Voice-Face Cross-Modal Matching
In recent years, technology has made incredible strides in understanding and processing different types of information. One of the most exciting developments is in cross-modal matching, especially matching voices with faces.
What is Cross-Modal Matching?
"Cross-modal" means combining two different types of information, or modalities. Voice-face cross-modal matching is connecting a person's voice to their face and vice versa.
How Does Voice-Face Matching Work?
Computers mimic our natural ability to connect voice and face. The system extracts:
- Voice Features: tone, pitch, accent, etc.
- Face Features: facial structure, expressions, details like eyes, nose, mouth.
After extracting these features, the system compares them to see if they belong to the same person.
What is Retrieval?
Retrieval is the process of finding matching pairs in a database. For example:
- Input a voice → search database of faces for the matching person
- Input a face → find voices that match
Real-World Applications
- Security & Authentication: Unlock devices using both voice and face for stronger verification.
- Forensic Investigations: Match suspects’ voice to faces even when hiding identity.
- Smart Assistants: Understand users better by combining voice and face recognition.
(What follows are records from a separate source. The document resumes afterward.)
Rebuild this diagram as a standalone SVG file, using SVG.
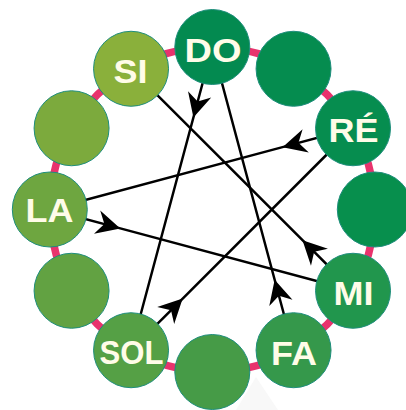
<svg xmlns="http://www.w3.org/2000/svg" width="406" height="410" viewBox="0 0 406 410">
  <style>
    .ring { fill: none; stroke: #E8336D; stroke-width: 7.5; }
    .node { stroke: #1E8E7C; stroke-width: 1; }
    .label { font-family: "Liberation Sans", Arial, sans-serif; font-weight: bold; font-size: 34px; fill: #FFFCE8; text-anchor: middle; }
    .edge { fill: none; stroke: #000; stroke-width: 2.5; marker-mid: url(#stealth); }
  </style>
  <defs>
    <marker id="stealth" markerUnits="userSpaceOnUse" viewBox="-26 -13 28 26" markerWidth="28" markerHeight="26" refX="0" refY="0" orient="auto">
      <path d="M0,0 L-24,-12 L-16.5,0 L-24,12 Z" fill="#000"/>
    </marker>
  </defs>

  <rect width="406" height="410" fill="#fff"/>
  <!-- faint sheen below the lower nodes -->
  <polygon points="256,377 278,410 236,410" fill="#F8F8F8"/>

  <!-- ring joining the twelve nodes -->
  <circle class="ring" cx="212.3" cy="209.5" r="162.5"/>

  <!-- connectors: circle of fifths FA > DO > SOL > RÉ > LA > MI > SI -->
  <g id="connectors">
    <path class="edge" d="M212.3,47 L193.41,117.51 L131.05,350.23"/>
    <path class="edge" d="M131.05,350.23 L182.67,298.61 L353.03,128.25"/>
    <path class="edge" d="M353.03,128.25 L282.52,147.14 L49.8,209.5"/>
    <path class="edge" d="M49.8,209.5 L120.31,228.39 L353.03,290.75"/>
    <path class="edge" d="M353.03,290.75 L302.5,240.2 L131.05,68.77"/>
    <path class="edge" d="M293.55,350.23 L274.66,279.72 L212.3,47"/>
  </g>

  <!-- nodes -->
  <g id="node-do">
    <circle class="node" cx="212.3" cy="47" r="37.5" fill="#038A50"/>
    <text class="label" x="213" y="61.5" textLength="57" lengthAdjust="spacingAndGlyphs">DO</text>
  </g>
  <g id="node-c-sharp">
    <circle class="node" cx="293.55" cy="68.77" r="37.5" fill="#058C4F"/>
  </g>
  <g id="node-re">
    <circle class="node" cx="353.03" cy="128.25" r="37.5" fill="#068D4F"/>
    <text class="label" x="353.5" y="142" textLength="50" lengthAdjust="spacingAndGlyphs">RÉ</text>
  </g>
  <g id="node-d-sharp">
    <circle class="node" cx="374.8" cy="209.5" r="37.5" fill="#078F4D"/>
  </g>
  <g id="node-mi">
    <circle class="node" cx="353.03" cy="290.75" r="37.5" fill="#21964D"/>
    <text class="label" x="353.5" y="305" textLength="40" lengthAdjust="spacingAndGlyphs">MI</text>
  </g>
  <g id="node-fa">
    <circle class="node" cx="293.55" cy="350.23" r="37.5" fill="#35984B"/>
    <text class="label" x="294" y="364.5" textLength="46" lengthAdjust="spacingAndGlyphs">FA</text>
  </g>
  <g id="node-f-sharp">
    <circle class="node" cx="212.3" cy="372" r="37.5" fill="#469B47"/>
  </g>
  <g id="node-sol">
    <circle class="node" cx="131.05" cy="350.23" r="37.5" fill="#55A045"/>
    <text class="label" x="131.5" y="364" textLength="64" lengthAdjust="spacingAndGlyphs">SOL</text>
  </g>
  <g id="node-g-sharp">
    <circle class="node" cx="71.57" cy="290.75" r="37.5" fill="#62A242"/>
  </g>
  <g id="node-la">
    <circle class="node" cx="49.8" cy="209.5" r="37.5" fill="#6EA640"/>
    <text class="label" x="49.5" y="222" textLength="48" lengthAdjust="spacingAndGlyphs">LA</text>
  </g>
  <g id="node-a-sharp">
    <circle class="node" cx="71.57" cy="128.25" r="37.5" fill="#7CAA3D"/>
  </g>
  <g id="node-si">
    <circle class="node" cx="131.05" cy="68.77" r="37.5" fill="#8AB03B"/>
    <text class="label" x="130.5" y="83" textLength="34" lengthAdjust="spacingAndGlyphs">SI</text>
  </g>
</svg>
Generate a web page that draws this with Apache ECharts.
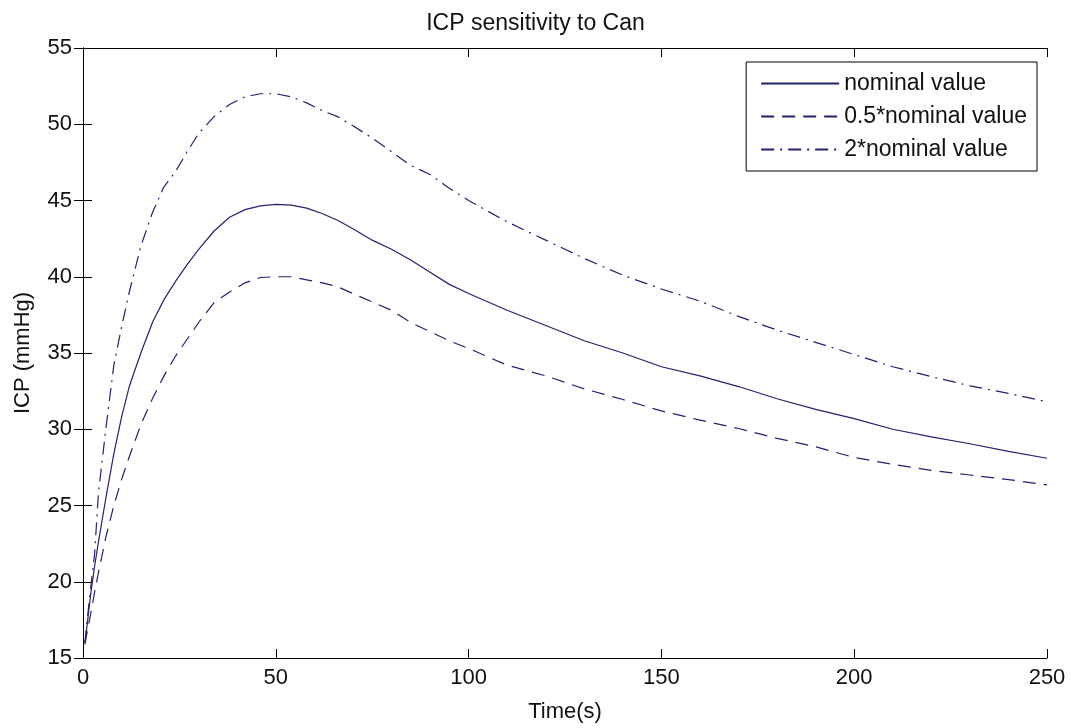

- Virtual Reality: Match characters’ voices with faces for immersive experiences.
Why is This Important?
- Increased Accuracy: Using both voice and face improves identification.
- Enhanced User Experience: Systems interact in more human-like ways.
- Improved Security: Adds an extra layer beyond single-factor authentication.
Challenges
- Variability: Voice and face can change with mood, health, lighting, accessories.
- Data Privacy: Sensitive information requires careful handling.
- Computational Power: Processing both modalities can be resource-intensive.
Conclusion
Voice-face cross-modal matching combines two of the most natural human signals to identify and interact with people more accurately. It's already used in security, entertainment, and healthcare, and could become central to future tech interactions.